7.3 In case of late payment, without prior notice:

  • interest will apply at a rate equal to three times the legal interest rate​
  • a fixed compensation of €40 for recovery costs will be charged

7.4 The Seller reserves the right to suspend or cancel ongoing Orders in case of late payment.

8. DELIVERY – TRANSFER OF RISK

8.1 Delivery times are indicative only. Delays shall not justify cancellation or penalties.

8.2 Risk transfers to the Customer upon handover to the carrier (EXW or agreed Incoterm).

8.3 The Customer must notify the carrier and the Seller of any damage or shortage within 48 hours of delivery, with clear written reservations.

9. RETENTION OF TITLE

Ownership of the Products remains with the Seller until full payment of the price, including ancillary costs. Until full payment, the Customer undertakes to store and identify the Products separately and not to pledge or use them as collateral.

10. WARRANTY

10.1 Products benefit from a 12-month manufacturer warranty from invoice date.

10.2 The warranty excludes normal wear and tear, misuse, negligence, or modification.

10.3 Returns require prior RMA approval and must be shipped carriage paid by the Customer.

11. LIABILITY

The Seller’s total liability is limited to the amount (excluding VAT) of the disputed Order. The Seller shall not be liable for any indirect or consequential damages, including loss of profit, business interruption, or financial loss.

12. INTELLECTUAL PROPERTY

All intellectual property rights related to the Products, documentation, catalogues, and images remain the exclusive property of the Seller or its licensors. No licence or transfer of rights is granted to the Customer.

13. DATA PROTECTION

Personal data is processed in accordance with GDPR (EU) 2016/679. The Customer has the right to access, rectify, and object by contacting: contact@idensia.com.

14. FORCE MAJEURE

Neither party shall be liable for failure to perform due to force majeure events, including but not limited to strikes, natural disasters, war, or supply shortages.

15. CONFIDENTIALITY

Both parties agree to keep confidential all commercial and technical information for a period of five (5) years after termination of the Contract.
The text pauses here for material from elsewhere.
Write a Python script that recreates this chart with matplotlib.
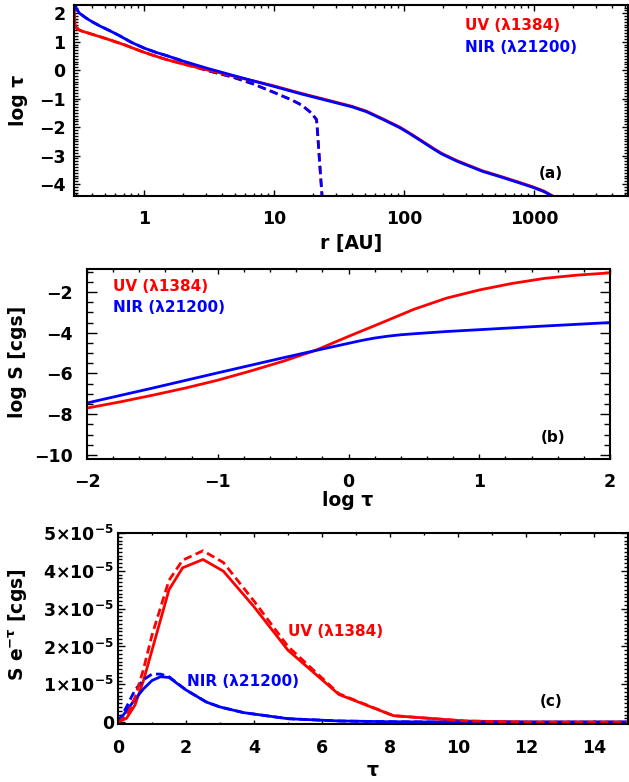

16. ASSIGNMENT – SUBCONTRACTING

The Seller may assign or subcontract all or part of its obligations. The Customer may not assign the Contract without prior written consent.

17. SEVERABILITY

If any provision is held invalid, the remaining provisions shall remain in full force. The parties shall replace the invalid clause with a valid equivalent.

18. AMENDMENTS

The Seller may update these GTC at any time. The applicable version is the one in force on the date of the Order confirmation.

19. GOVERNING LAW – JURISDICTION

19.1 The Contract shall be governed by French law, excluding the Vienna Convention on the International Sale of Goods (CISG).

19.2 Any dispute shall fall under the exclusive jurisdiction of the Commercial Court of Lyon, even in case of multiple defendants or third-party claims.

These GTC are drafted in French. Any translation is provided for convenience only; in case of discrepancy, the French version shall prevail.